Topic Ranking
Lingospot’s topic ranking algorithm uses a complex formula with several input parameters to determine a weighted score for every topic on a given page. At the core of our ranking intelligence is a proprietary knowledge database of over 30 million topics, and the topics that each is most closely related to. This database has been compiled through crawling and linguistically analyzing over two billion pages and is used to compute the pair-wise “semantic distance” between all the concepts on a page, so closely related topics are easily identified.

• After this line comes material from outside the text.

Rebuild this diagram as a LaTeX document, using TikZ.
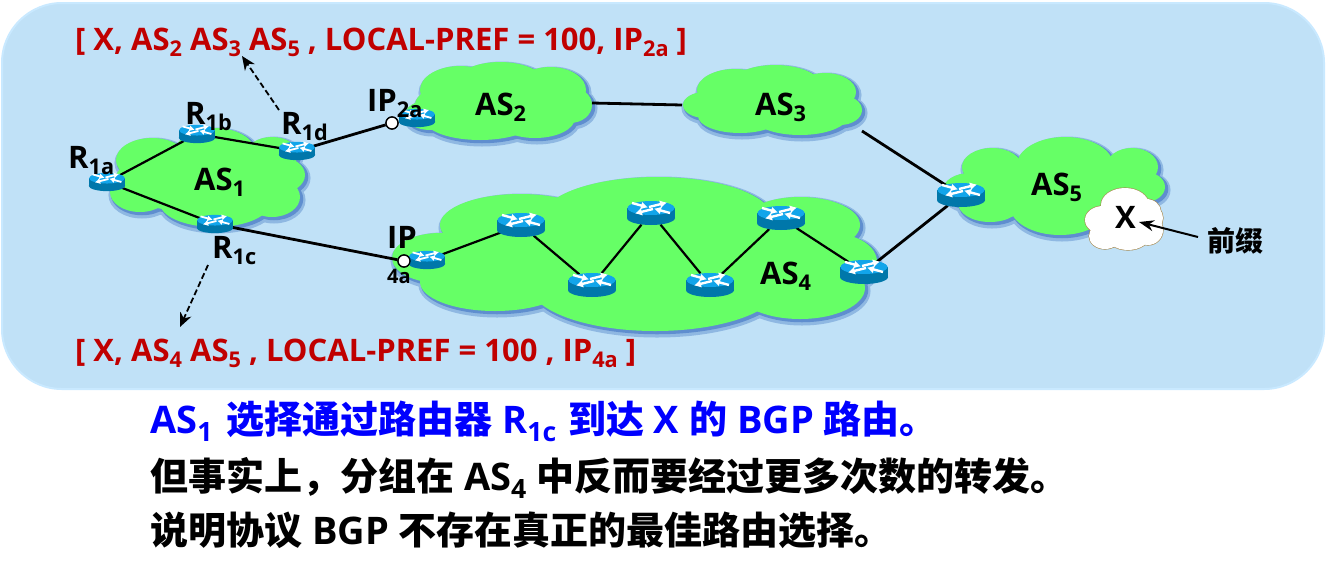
\documentclass[tikz,border=0pt]{standalone}
\usepackage{fontspec}
\setmainfont{Open Sans}
\newfontfamily\cjk{Noto Sans CJK SC}
\usetikzlibrary{arrows.meta,shapes.geometric}
\definecolor{panel}{HTML}{C0E1F7}
\definecolor{panelrim}{HTML}{C9E9FF}
\definecolor{cloudgreen}{HTML}{66FF66}
\definecolor{halo}{HTML}{8FB8E2}
\definecolor{haloin}{HTML}{5F8ECF}
\definecolor{routertop}{HTML}{12A5EA}
\definecolor{routerside}{HTML}{0077AA}
\definecolor{redtxt}{HTML}{C00000}
\definecolor{bluetxt}{HTML}{0000FF}
\definecolor{cloudrim}{HTML}{A88A50}
\newcommand{\fs}[1]{\fontsize{#1}{#1}\selectfont}
\newcommand{\sbs}[1]{\raisebox{-0.22em}{\fontsize{0.70em}{0.70em}\selectfont #1}}
\newcommand{\cloudlayers}[1]{%
  \foreach \x/\y/\a/\b in {#1}{\draw[halo,fill=halo,line width=7] (\x+2,\y+3) ellipse [x radius=\a,y radius=\b];}
  \foreach \x/\y/\a/\b in {#1}{\draw[haloin,fill=haloin,line width=2.5] (\x+2,\y+2) ellipse [x radius=\a,y radius=\b];}
  \foreach \x/\y/\a/\b in {#1}{\fill[cloudgreen] (\x,\y) ellipse [x radius=\a,y radius=\b];}
}
\newcommand{\drawrouter}[2]{%
  \begin{scope}[shift={(#1.center)},scale=#2]
    \fill[routerside] (0,5) ellipse [x radius=24,y radius=7];
    \fill[routerside] (-24,-5) rectangle (24,5);
    \fill[routertop] (0,-5) ellipse [x radius=23.5,y radius=7];
    \draw[white,line width=2.4*#2,-{Latex[length=7*#2,width=8*#2]}] (-19,-10) -- (-3,-5.6);
    \draw[white,line width=2.4*#2,-{Latex[length=7*#2,width=8*#2]}] (19,0) -- (3,-4.4);
    \draw[white,line width=2.4*#2,-{Latex[length=7*#2,width=8*#2]}] (-2,-6) -- (16,-10.5);
    \draw[white,line width=2.4*#2,-{Latex[length=7*#2,width=8*#2]}] (2,-4) -- (-16,0.5);
  \end{scope}}
\tikzset{
  x=1pt,y=-1pt,
  smallrouter/.style={ellipse,minimum width=36,minimum height=20,inner sep=0},
  bigrouter/.style={ellipse,minimum width=47,minimum height=25,inner sep=0},
  portdot/.style={circle,draw=black,fill=white,line width=1.3,minimum size=12,inner sep=0},
  intra/.style={black,line width=2.2},
  inter/.style={black,line width=2.8},
  lookarrow/.style={black,line width=1.8,dash pattern=on 6pt off 3pt,-{Stealth[length=14,width=12]}},
  lbl/.style={anchor=base west,inner sep=0,font=\fs{31}\bfseries,text=black},
  redlbl/.style={anchor=base west,inner sep=0,font=\fs{31}\bfseries,text=redtxt},
  bottomlbl/.style={anchor=base west,inner sep=0,font=\fs{38}\bfseries,text=black},
}
\begin{document}
\begin{tikzpicture}
\useasboundingbox (0,0) rectangle (1326,574);
\fill[white] (0,0) rectangle (1326,574);
\draw[panelrim,fill=panel,line width=2,rounded corners=60pt] (2,3) rectangle (1324,389);

% clouds
\cloudlayers{152/160/36/22,215/152/40/24,272/154/26/17,280/175/25/18,272/197/28/20,140/192/30/20,215/203/55/24,205/180/90/33}
\cloudlayers{460/90/40/24,500/87/48/25,550/90/36/23,570/105/22/18,535/118/40/20,480/120/55/20,430/115/25/15,490/105/75/28}
\cloudlayers{735/90/38/21,775/88/48/23,825/92/31/19,840/110/22/15,800/116/48/19,740/116/42/17,705/105/22/13,770/103/75/25}
\cloudlayers{657/218/115/41,520/225/80/31,800/225/60/28,440/258/48/25,835/262/42/28,495/282/75/29,655/285/125/46,800/288/65/31,640/255/200/50}
\cloudlayers{992/167/30/19,1065/165/48/28,1132/167/26/19,1145/187/20/15,970/190/27/17,990/203/32/19,1060/206/50/29,1055/185/88/27}

% prefix cloud
\foreach \x/\y/\a/\b in {1125/205/24/17,1103/220/18/14,1146/212/15/13,1148/230/15/15,1105/236/16/13,1128/235/22/15,1150/218/13/13}{\draw[cloudrim,fill=white,line width=1.2] (\x,\y) ellipse [x radius=\a,y radius=\b];}
\foreach \x/\y/\a/\b in {1125/205/24/17,1103/220/18/14,1146/212/15/13,1148/230/15/15,1105/236/16/13,1128/235/22/15,1150/218/13/13,1125/220/30/20}{\fill[white] (\x,\y) ellipse [x radius=\a,y radius=\b];}

% routers as named nodes
\node[smallrouter] (r1a) at (107,182) {};
\node[smallrouter] (r1b) at (197,134) {};
\node[smallrouter] (r1d) at (297,151) {};
\node[smallrouter] (r1c) at (215,224) {};
\node[smallrouter] (r2a) at (417,118) {};
\node[smallrouter] (r4a) at (427,260) {};
\node[bigrouter] (a1) at (521,225) {};
\node[bigrouter] (a2) at (592,285) {};
\node[bigrouter] (a3) at (651,213) {};
\node[bigrouter] (a4) at (710,285) {};
\node[bigrouter] (a5) at (781,218) {};
\node[bigrouter] (a6) at (864,272) {};
\node[bigrouter] (r5) at (961,195) {};
\node[portdot] (p2a) at (392,123) {};
\node[portdot] (p4a) at (404,261) {};
\coordinate (as2e) at (592,103);
\coordinate (as3w) at (682,105);
\coordinate (as3e) at (862,131);
\coordinate (look1s) at (279,110);
\coordinate (look1t) at (242,56);
\coordinate (look2s) at (208,265);
\coordinate (look2t) at (180,327);

% connectors
\draw[intra] (r1a) -- (r1b);
\draw[intra] (r1b) -- (r1d);
\draw[intra] (r1a) -- (r1c);
\draw[inter] (r1d) -- (p2a);
\draw[inter] (r1c) -- (p4a);
\draw[intra] (r4a) -- (a1);
\draw[intra] (a1) -- (a2);
\draw[intra] (a2) -- (a3);
\draw[intra] (a3) -- (a4);
\draw[intra] (a4) -- (a5);
\draw[intra] (a5) -- (a6);
\draw[inter] (a6) -- (r5);
\draw[inter] (as2e) -- (as3w);
\draw[inter] (as3e) -- (r5);
\draw[lookarrow] (look1s) -- (look1t);
\draw[lookarrow] (look2s) -- (look2t);

% routers on top
\foreach \n in {r1a,r1b,r1d,r1c,r2a,r4a}{\drawrouter{\n}{0.76}}
\foreach \n in {a1,a2,a3,a4,a5,a6,r5}{\drawrouter{\n}{1}}
\node[portdot] at (p2a) {};
\node[portdot] at (p4a) {};

% labels
\node[redlbl] (t1) at (75,50) {[ X, AS\sbs{2} AS\sbs{3} AS\sbs{5} , LOCAL-PREF = 100, IP\sbs{2a} ]};
\node[redlbl] (t2) at (75,361) {[ X, AS\sbs{4} AS\sbs{5} , LOCAL-PREF = 100 , IP\sbs{4a} ]};
\node[lbl] (l1a) at (68,168) {R\sbs{1a}};
\node[lbl] (l1b) at (185,124) {R\sbs{1b}};
\node[lbl] (l1d) at (281,134) {R\sbs{1d}};
\node[lbl] (l1c) at (212,258) {R\sbs{1c}};
\node[lbl] (lip2) at (367,111) {IP\sbs{2a}};
\node[lbl] (lip4) at (387,248) {IP};
\node[anchor=base west,inner sep=0,font=\fs{20}\bfseries] (l4a) at (387,283) {4a};
\node[lbl] (as1) at (194,190) {AS\sbs{1}};
\node[lbl] (as2) at (475,115) {AS\sbs{2}};
\node[lbl] (as3) at (755,115) {AS\sbs{3}};
\node[lbl] (as4) at (760,284) {AS\sbs{4}};
\node[lbl] (as5) at (1031,195) {AS\sbs{5}};
\node[lbl] (xx) at (1115,228) {X};
\node[anchor=base west,inner sep=0,font=\fs{28}\cjk\bfseries] (pre) at (1207,251) {前缀};
\draw[black,line width=2,-{Stealth[length=15,width=11]}] (1198,237) -- (1139,222);

\node[bottomlbl,text=bluetxt] (b1) at (150,433) {AS\sbs{1}\kern4pt{} {\cjk 选择通过路由器} R\sbs{1c}\kern2pt{} {\cjk 到达} X {\cjk 的} BGP {\cjk 路由。}};
\node[bottomlbl] (b2) at (150,490) {{\cjk 但事实上，分组在} AS\sbs{4} {\cjk 中反而要经过更多次数的转发。}};
\node[bottomlbl] (b3) at (150,544) {{\cjk 说明协议} BGP {\cjk 不存在真正的最佳路由选择。}};
\end{tikzpicture}
\end{document}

Additionally, meta-data for each topic is retrieved, such as whether the topic appears in Wikipedia, in a particular ontology, whether it’s a city, a publicly traded company, etc. Next, the semantic distance of the topic to your site’s content signature is computed, as a measure of how relevant each topic is to the site. The closer this measure is, the more likely your readers would find related content of interest. Next, the historical interaction data of each topic is calculated, including hovers, clicks, time spent, etc, so topics that generate more activity are more likely to be chosen. Finally, the available content for each topic is calculated by searching your entire site for recent content related to each topic.
Taking all these inputs into consideration, a score is computed for each topic, and the topic list is sorted to choose the top N topics (where N is controlled by limits set by the publisher through the Lingospot console).
Topic ranking is a process similar to that used by major search engines that present the top 10 results for a given query, instead of showing 100 results in unranked order.